Gay marriage was made illegal in California through an initiated measure and a vote of the people.  Previous to that, it had been banned by the legislators themselves.  But the state’s Supreme Court is overruling the will of the people through a court decision which, frankly, reads more like a proclamation from a monarchy than a ruling from one branch of government in a representative democracy:

We need not decide in this case whether the name “marriage” is invariably a core element of the state constitutional right to marry so that the state would violate a couple’s constitutional right even if — perhaps in order to emphasize and clarify that this civil institution is distinct from the religious institution of marriage — the state were to assign a name other than marriage as the official designation of the formal family relationship for all couples. Under the current statutes, the state has not revised the name of the official family relationship for all couples, but rather has drawn a distinction between the name for the official family relationship of opposite-sex couples (marriage) and that for same-sex couples (domestic partnership).
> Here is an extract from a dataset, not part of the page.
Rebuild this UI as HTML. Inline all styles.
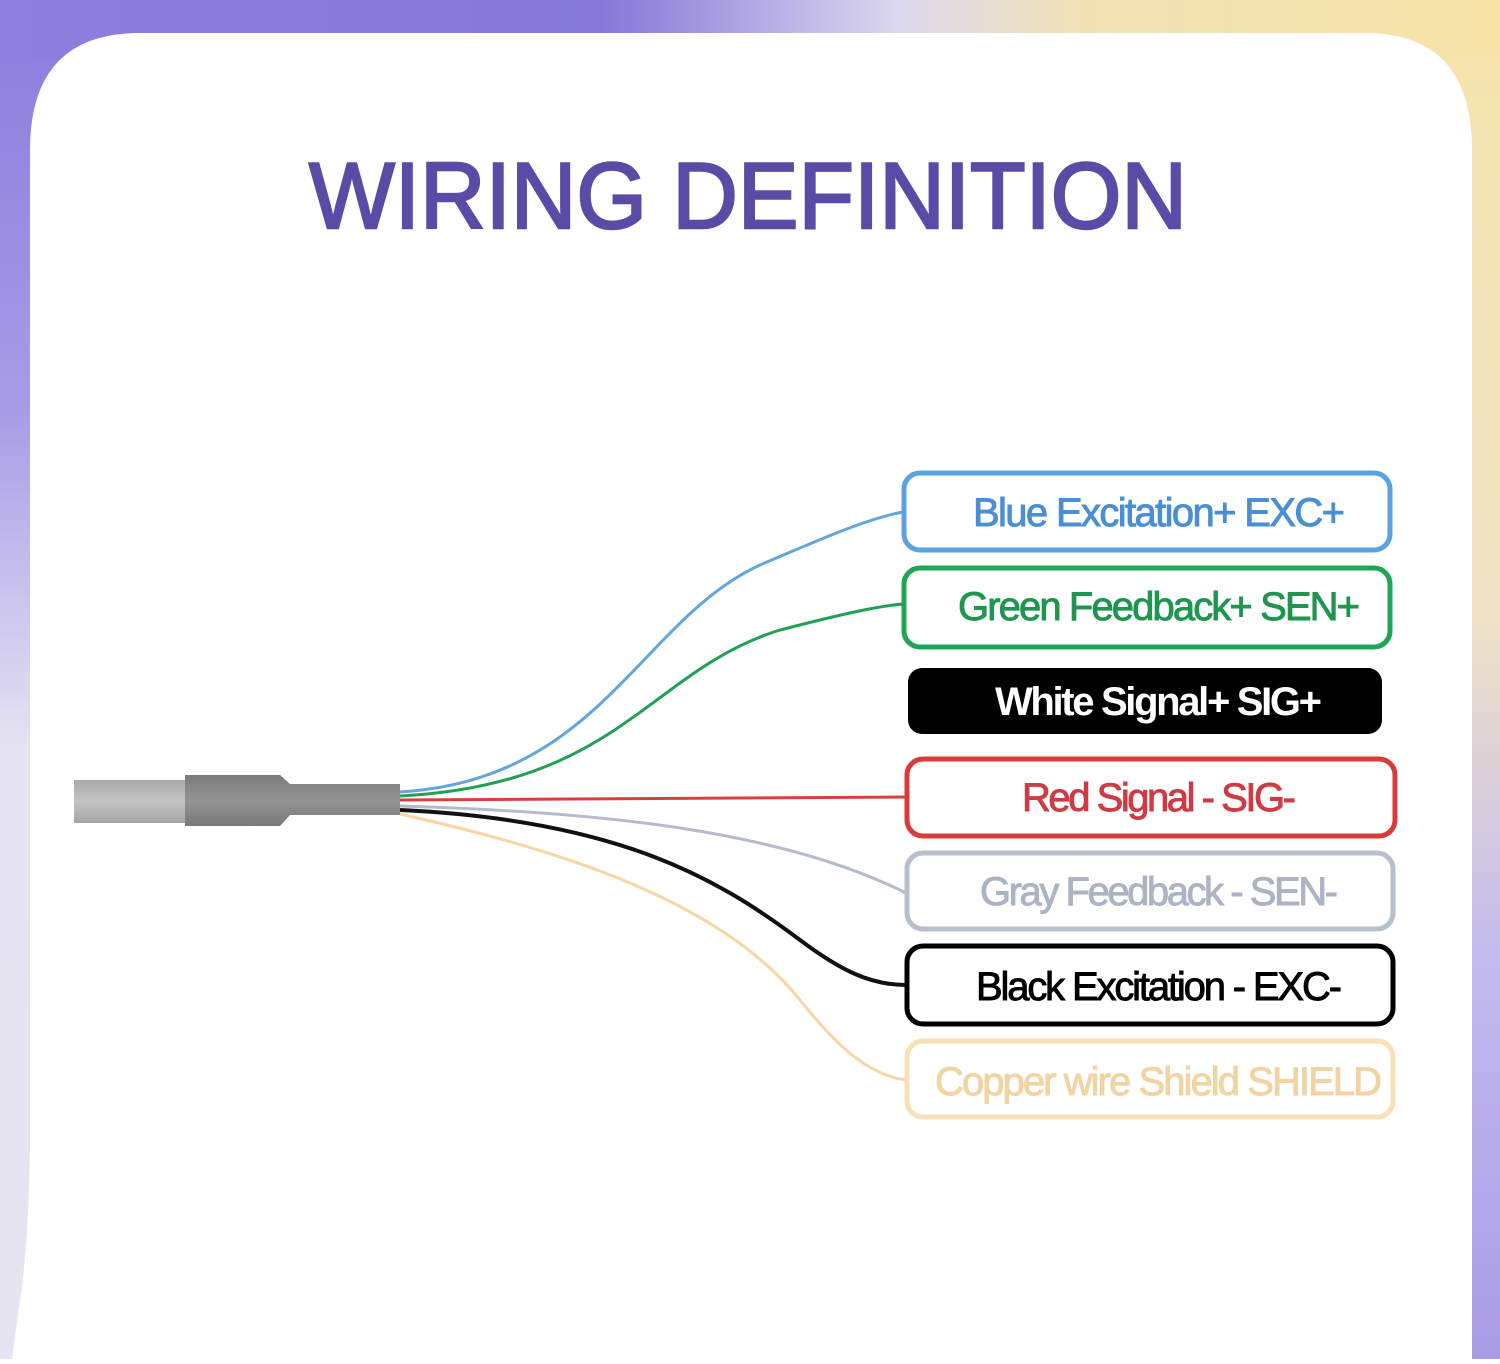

One of the core elements of the right to establish an officially recognized family that is embodied in the California constitutional right to marry is a couple’s right to have their family relationship accorded dignity and respect equal to that accorded other officially recognized families, and assigning a different designation for the family relationship of same-sex couples while reserving the historic designation of “marriage” exclusively for opposite-sex couples poses at least a serious risk of denying the family relationship of same-sex couples such equal dignity and respect. We therefore conclude that although the provisions of the current domestic partnership legislation afford same-sex couples most of the substantive elements embodied in the constitutional right to marry, the current California statutes nonetheless must be viewed as potentially impinging upon a same-sex couple’s constitutional right to marry under the California Constitution.

Personally, I don’t really have a dog in the gay marriage hunt.  I don’t really care if gays want to marry one another.  I’m not going to march in the streets and carry on as though such unions were some sort of a “right,” but I’m not opposed to it either.

What I am concerned about, however, is the legislative process and the way it’s being usurped by the judiciary.

The people of California made their will on this issue known through the legislative process, and later more directly through the initiated measure process.  Given that government in America is supposed to bend to the will of the people, how can a group of justices invested with no legislative power possibly have justification to eschew the clearly expressed will of Californians?

Again, I don’t really care if gays marry.  But I do worry about the decidedly un-American way in which gay activists are going about advocating their issues.  One has to wonder if it’s even in their interest to win their issue in this manner given the resentment their fellow citizens are bound to feel as to their will, as expressed through the legislative process, being completely ignored.

The gays may have won this ruling, but they’ve also won a whole lot of ill-will from their fellow citizens.  It would be better - albeit slower - to convince enough of their fellow citizens to support gay marriage rather than to ram the issue down their throats through the improper use of judicial power.